Judge Kills Bush's Plan
by Rocky Barker
Proposal to breach dams could be revived
A federal judge Thursday struck down the Bush administration's plan for protecting salmon in the Columbia and Snake rivers, reopening the debate over breaching four dams on the lower Snake River in Washington.
U.S. District Judge James Redden ruled the Bush administration erred when it said eight dams on the Columbia and Snake rivers do not jeopardize endangered salmon and steelhead.
He rejected their assertion that the Endangered Species Act requires them to evaluate only the effects of dam operations on salmon -- not the dams themselves.
He also called flawed the Bush administration's standards that said Endangered Species Act protection does not need to meet goals that would recover salmon, but must only keep their numbers stable. His ruling agrees with salmon advocates that include environmental groups, Indian tribes, the state of Oregon and fishermen.
Redden will hold a June 10 hearing for arguments on whether he should put in place an interim plan that increases restrictions on hydroelectric dam operations, shipping inland to Lewiston and releases water from federal reservoirs that supply water to millions of acres of farms. That ruling could force the region to dramatically restructure its river management as dramatically as a federal judge's decisions in the 1980s and early 1990s protected the northern spotted owl and transformed forest management.
Redden's decision comes as returns of salmon have dropped off dramatically this spring for still-unknown reasons after four years of dramatically improved runs.
"It is apparent that the listed species are in serious decline and not evidencing signs of recovery," Redden wrote.
President George W. Bush took dam breaching off the table when he took office in 2001. And his 2004 plan, called a biological opinion, formally removed dam breaching as an option for aiding the survival of salmon and steelhead in the Snake River Basin, which includes all of Idaho. A majority of fisheries biologists say dam breaching is the best if not the only way to recover viable populations of the ocean-going fish that are a cultural icon and the center of a multimillion-dollar economy that spreads from eastern Idaho to Alaska.
"This decision doesn't get us there, but it gets us a step closer," said Bert Bowler, a retired Idaho Department of Fish and Game salmon biologist who now works for Idaho Rivers United, one of the groups that sued the administration.
Redden refused to include in his decision a second lawsuit by many of the same groups against dam operations by the Bureau of Reclamation and Army Corps of Engineers in the Upper Snake River, including Lucky Peak, Arrowrock and Anderson Ranch reservoirs on the Boise River. That means it would take another lawsuit to challenge the recently approved Nez Perce Agreement, which, among other things, limited Idaho water releases for salmon
"It does not order more water from Idaho," said Norm Semanko, executive director of the Idaho Water Users Association. "I think that's a big win for us."
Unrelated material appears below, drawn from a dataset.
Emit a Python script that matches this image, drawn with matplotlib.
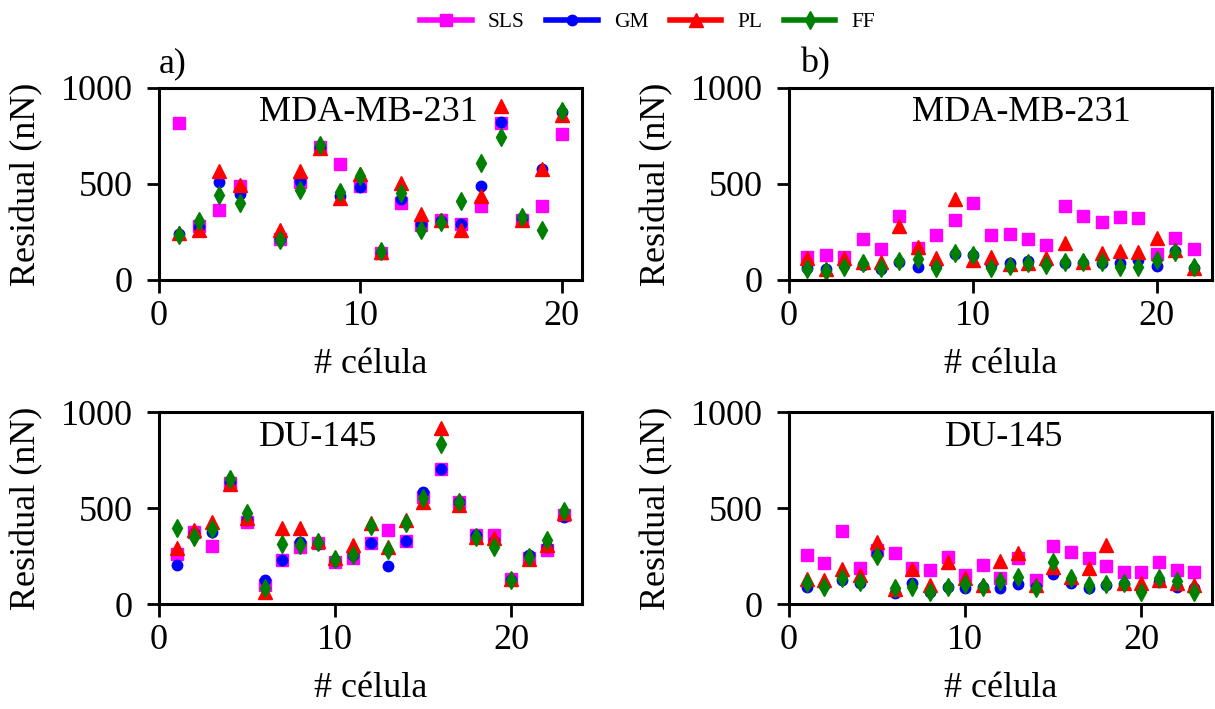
import numpy as np
import matplotlib
matplotlib.use('Agg')
from matplotlib import pyplot as plt
from matplotlib.lines import Line2D

plt.rcParams['font.family'] = ['Liberation Serif', 'DejaVu Serif']
plt.rcParams['font.size'] = 26

nan = np.nan

# a) MDA-MB-231 (cell 5 missing)
mda_a_sls = [817, 280, 366, 492, nan, 215, 510, 695, 605, 490, 143, 401, 288, 310, 293, 384, 820, 314, 384, 759]
mda_a_gm = [240, 278, 510, 450, nan, 215, 515, 694, 436, 483, 140, 420, 293, 305, 293, 489, 824, 323, 579, 876]
mda_a_pl = [243, 262, 567, 497, nan, 258, 567, 689, 428, 550, 148, 503, 346, 314, 262, 436, 907, 314, 576, 859]
mda_a_ff = [236, 305, 445, 401, nan, 209, 468, 701, 457, 541, 153, 454, 258, 300, 410, 607, 747, 328, 262, 881]

# b) MDA-MB-231
mda_b_sls = [122, 131, 122, 213, 161, 335, 166, 236, 314, 401, 236, 241, 215, 183, 384, 335, 300, 328, 323, 136, 218, 162]
mda_b_gm = [61, 58, 80, 77, 56, 96, 70, 80, 136, 131, 80, 87, 99, 90, 91, 91, 91, 87, 105, 73, 150, 60]
mda_b_pl = [117, 59, 117, 96, 96, 283, 174, 112, 422, 105, 122, 84, 87, 113, 192, 96, 140, 153, 148, 218, 157, 61]
mda_b_ff = [56, 49, 70, 91, 61, 99, 108, 61, 140, 131, 61, 73, 91, 79, 96, 93, 96, 66, 66, 105, 148, 66]

# a) DU-145
du_a_sls = [260, 375, 305, 630, 427, 100, 231, 300, 318, 222, 240, 318, 387, 330, 560, 703, 534, 361, 361, 132, 243, 283, 465]
du_a_gm = [205, 370, 378, 638, 440, 127, 231, 326, 315, 228, 257, 318, 201, 330, 583, 703, 534, 361, 330, 127, 255, 300, 456]
du_a_pl = [292, 387, 427, 625, 451, 63, 399, 396, 330, 243, 309, 422, 300, 439, 531, 920, 517, 352, 344, 132, 236, 309, 474]
du_a_ff = [399, 352, 392, 653, 474, 87, 313, 309, 323, 236, 257, 409, 283, 422, 555, 833, 534, 352, 300, 127, 248, 335, 486]

# b) DU-145
du_b_sls = [257, 214, 382, 187, 283, 266, 191, 179, 248, 153, 205, 139, 240, 127, 305, 271, 243, 201, 170, 170, 222, 179, 170]
du_b_gm = [92, 100, 125, 110, 260, 57, 109, 63, 92, 87, 92, 83, 104, 90, 156, 109, 87, 100, 105, 80, 118, 92, 83]
du_b_pl = [132, 127, 184, 153, 326, 82, 184, 100, 219, 135, 100, 225, 266, 100, 196, 144, 187, 309, 109, 109, 127, 109, 100]
du_b_ff = [109, 92, 135, 118, 253, 87, 92, 66, 92, 104, 92, 121, 144, 87, 219, 135, 100, 104, 113, 63, 139, 121, 63]

labels = ['SLS', 'GM', 'PL', 'FF']
colors = ['#ff00ff', '#0000ff', '#ff0000', '#008000']
markers = ['s', 'o', '^', 'd']
msizes = [8, 7.5, 10, 9]

panels = [
    ([0.1309, 0.6051, 0.3481, 0.2708], 'MDA-MB-231', 'a)', [mda_a_sls, mda_a_gm, mda_a_pl, mda_a_ff], 0.495),
    ([0.6494, 0.6051, 0.3481, 0.2708], 'MDA-MB-231', 'b)', [mda_b_sls, mda_b_gm, mda_b_pl, mda_b_ff], 0.55),
    ([0.1309, 0.1477, 0.3481, 0.2708], 'DU-145', None, [du_a_sls, du_a_gm, du_a_pl, du_a_ff], 0.375),
    ([0.6494, 0.1477, 0.3481, 0.2708], 'DU-145', None, [du_b_sls, du_b_gm, du_b_pl, du_b_ff], 0.508),
]

fig = plt.figure(figsize=(12.15, 7.09), dpi=100)

for rect, name, tag, series, name_x in panels:
    ax = fig.add_axes(rect)
    n = len(series[0])
    cells = np.arange(1, n + 1)
    for vals, lab, c, mk, ms in zip(series, labels, colors, markers, msizes):
        ax.plot(cells, vals, linestyle='none', marker=mk, color=c, markersize=ms)
    ax.set_xlim(0, n + 1)
    ax.set_ylim(0, 1000)
    ax.set_xticks([0, 10, 20])
    ax.set_yticks([0, 500, 1000])
    for s in ax.spines.values():
        s.set_linewidth(2.2)
    ax.tick_params(axis='both', direction='out', length=9, width=2)
    ax.tick_params(axis='x', pad=5.5)
    ax.tick_params(axis='y', pad=10)
    ax.set_xlabel('# célula')
    ax.set_ylabel('Residual (nN)')
    ax.xaxis.set_label_coords(0.5, -0.355)
    ax.yaxis.set_label_coords(-0.274, 0.5)
    ax.text(name_x, 0.87, name, transform=ax.transAxes, ha='center', va='center')
    if tag is not None:
        off = 0.0 if tag == 'a)' else 0.026
        ax.text(off, 1.04, tag, transform=ax.transAxes, ha='left', va='bottom')

handles = [Line2D([], [], color=c, marker=mk, markersize=ms, linewidth=4)
           for c, mk, ms in zip(colors, markers, msizes)]
fig.legend(handles, labels, loc='center', bbox_to_anchor=(0.533, 1 - 22 / 709), ncol=4,
           frameon=False, fontsize=15.5, handlelength=2.4, handletextpad=0.74, columnspacing=1.0)

fig.savefig('out.png', dpi=100)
Bush administration officials said they were disappointed with the decision and touted their salmon recovery measures.
"Our efforts to protect salmon are yielding measurable improvements, and we are hard at work on recovery plans," said Bob Lohn, Northwest regional director of National Oceanic and Atmospheric Administration Fisheries. "Together, Northwest stakeholders have helped Oceanic to restore over 3,000 miles of salmon habitat and are producing locally driven recovery plans for the entire Northwest."
The plan rejected by Redden is the fourth biological opinion since salmon were listed as threatened and endangered species in the early 1990s. The Clinton administration wrote a plan in 2001 (the 2000 FCRPS Biological Opinion) that said the four dams did not have to be breached because a suite of actions -- flushing water from Idaho reservoirs down the Snake to habitat improvement, harvest controls and hatchery reforms -- would be enough to save the fish.
But the Clinton plan left open the possibility of breaching four dams on the Snake River in Washington if the other measures didn't work. The 2004 Bush plan said the dams were not putting the salmon in jeopardy and dam breaching was not necessary.
That plan reduced the standards federal agencies had to meet and, Redden said, asserted a new exemption to the requirement of the Endangered Species Act that the government must take all actions necessary to protect endangered species.
Under the Bush administration's interpretation, a federal agency "would be able to exempt itself from accountability by characterizing some, even lethal, elements of any proposed action as 'nondiscretionary,'" Redden wrote.
The only exemption to the Endangered Species Act is for the president to convene an Endangered Species Committee, known widely as the "God Squad." The committee, made up of Cabinet members and others appointed by the president, could decide that federal objectives are more important than protecting the endangered species.
President George H. W. Bush convened the God Squad in the early '90s over the spotted owl, seeking more timber harvest on federal lands. The move proved to be unpopular and did not result in increased timber harvest.
"I haven't heard anyone say extinction is a viable option, and that's what it means if you go to the God Squad," said Jan Hasselman, an attorney with the National Wildlife Federation in Seattle.
Ultimately, salmon advocates say the entire region will have to address the issue.
"We call on Congress and the states to take meaningful actions that are necessary to address the impacts of the dams on the Columbia and Snake rivers," said Rebecca Miles, chairman of the Nez Perce Tribe.